━━━ Source data

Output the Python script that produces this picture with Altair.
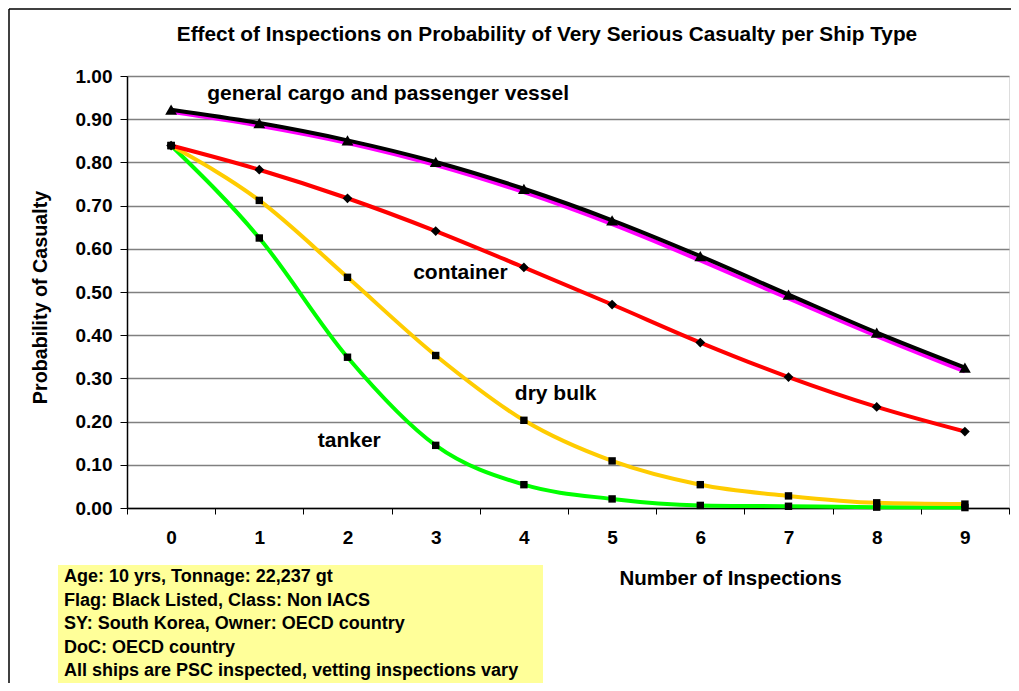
import altair as alt
import pandas as pd

# ---- data ----
inspections = list(range(10))
general_cargo = [0.922, 0.891, 0.851, 0.801, 0.739, 0.666, 0.583, 0.494, 0.406, 0.325]
passenger = [0.917, 0.885, 0.845, 0.794, 0.731, 0.657, 0.573, 0.485, 0.398, 0.316]
container = [0.839, 0.783, 0.717, 0.641, 0.557, 0.471, 0.383, 0.303, 0.234, 0.177]
dry_bulk = [0.839, 0.712, 0.534, 0.353, 0.203, 0.109, 0.054, 0.028, 0.012, 0.009]
tanker = [0.839, 0.625, 0.349, 0.145, 0.054, 0.021, 0.006, 0.004, 0.002, 0.001]

label_texts = ["general cargo and passenger vessel", "container", "dry bulk", "tanker"]
label_x = [2.46, 3.28, 4.36, 2.02]
label_y = [0.958, 0.544, 0.264, 0.155]

title_text = "Effect of Inspections on Probability of Very Serious Casualty per Ship Type"

info_lines = [
    "Age: 10 yrs, Tonnage: 22,237 gt",
    "Flag: Black Listed, Class: Non IACS",
    "SY: South Korea, Owner: OECD country",
    "DoC: OECD country",
    "All ships are PSC inspected, vetting inspections vary",
]

FONT = "Liberation Sans"
W, H = 882, 432

series = [
    ("tanker", tanker, "#00FF00", "square", 55),
    ("dry bulk", dry_bulk, "#FFCC00", "square", 55),
    ("container", container, "#FF0000", "diamond", 95),
    ("passenger vessel", passenger, "#FF00FF", None, 0),
    ("general cargo", general_cargo, "#000000", "triangle-up", 140),
]

x_scale = alt.Scale(domain=[-0.5, 9.5], nice=False, zero=False)
y_scale = alt.Scale(domain=[0, 1], nice=False)

x_axis = alt.Axis(
    values=[i - 0.5 for i in range(11)],
    labelExpr="datum.value < 9 ? format(datum.value + 0.5, 'd') : ''",
    labelOffset=44.1,
    labelFlush=False,
    labelOverlap=False,
    labelBound=False,
    labelPadding=14,
    labelFontSize=19,
    labelFontWeight="bold",
    labelFont=FONT,
    labelColor="black",
    tickSize=6,
    tickColor="#000000",
    domainColor="#000000",
    domainWidth=1.5,
    grid=False,
    title="Number of Inspections",
    titleFont=FONT,
    titleFontSize=20.5,
    titleFontWeight="bold",
    titleX=603,
    titleY=70,
    titleAlign="center",
    titleBaseline="middle",
    titleColor="black",
)

y_axis = alt.Axis(
    values=[round(i * 0.1, 1) for i in range(11)],
    format=".2f",
    labelFontSize=19,
    labelFontWeight="bold",
    labelFont=FONT,
    labelColor="black",
    labelPadding=8,
    tickSize=7,
    tickColor="#000000",
    domainColor="#000000",
    domainWidth=1.5,
    grid=True,
    gridColor="#808080",
    gridWidth=1.5,
    title="Probability of Casualty",
    titleFont=FONT,
    titleFontSize=19.7,
    titleFontWeight="bold",
    titleX=-87,
    titleY=221,
    titleAlign="center",
    titleBaseline="middle",
    titleColor="black",
)

X = alt.X("Inspections:Q", scale=x_scale, axis=x_axis)
Y = alt.Y("Probability:Q", scale=y_scale, axis=y_axis)

layers = []
for name, vals, color, shape, size in series:
    df = pd.DataFrame({"Inspections": inspections, "Probability": vals, "Series": name})
    line = alt.Chart(df).mark_line(
        color=color, strokeWidth=4, interpolate="monotone"
    ).encode(x=X, y=Y)
    layers.append(line)

for name, vals, color, shape, size in series:
    if shape is None:
        continue
    df = pd.DataFrame({"Inspections": inspections, "Probability": vals, "Series": name})
    pts = alt.Chart(df).mark_point(
        shape=shape, filled=True, color="black", size=size, opacity=1
    ).encode(x=X, y=Y)
    layers.append(pts)

labels_df = pd.DataFrame({"Inspections": label_x, "Probability": label_y, "text": label_texts})
labels = alt.Chart(labels_df).mark_text(
    font=FONT, fontSize=21, fontWeight="bold", color="black", align="center", baseline="middle"
).encode(x=X, y=Y, text="text:N")
layers.append(labels)

box_df = pd.DataFrame({"id": [0]})
box = alt.Chart(box_df).mark_rect(color="#FFFF99").encode(
    x=alt.value(-69), x2=alt.value(416), y=alt.value(489), y2=alt.value(610)
)
info = alt.Chart(box_df).mark_text(
    text=info_lines, font=FONT, fontSize=18, fontWeight="bold", color="black",
    align="left", baseline="middle", lineHeight=23.6
).encode(x=alt.value(-63), y=alt.value(501))

title = alt.Chart(box_df).mark_text(
    text=title_text, font=FONT, fontSize=20.8, fontWeight="bold", color="black",
    align="center", baseline="middle"
).encode(x=alt.value(420), y=alt.value(-41))

# outer chart frame (left and top edges visible in the reference)
frame_left = alt.Chart(box_df).mark_rule(color="black", strokeWidth=1.5).encode(
    x=alt.value(-118), y=alt.value(-67), y2=alt.value(610)
)
frame_top = alt.Chart(box_df).mark_rule(color="black", strokeWidth=1.5).encode(
    x=alt.value(-118), x2=alt.value(890), y=alt.value(-67)
)
layers.extend([box, info, title, frame_left, frame_top])

chart = alt.layer(*layers).properties(
    width=W,
    height=H,
    padding={"left": 119, "top": 68, "right": 2, "bottom": 175},
    autosize=alt.AutoSizeParams(type="none"),
).configure_view(stroke="#808080", strokeWidth=1.5).configure(background="white")

chart.save("out.html", embed_options={"renderer": "svg", "actions": False})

━━━━━━

Go from the first line of the listing to the line holding "import pandas as pd" and, please, transcribe those lines exactly, both included, with no pictures.

**Exercise answer:**
Output the Python script that produces this picture with Altair.
import altair as alt
import pandas as pd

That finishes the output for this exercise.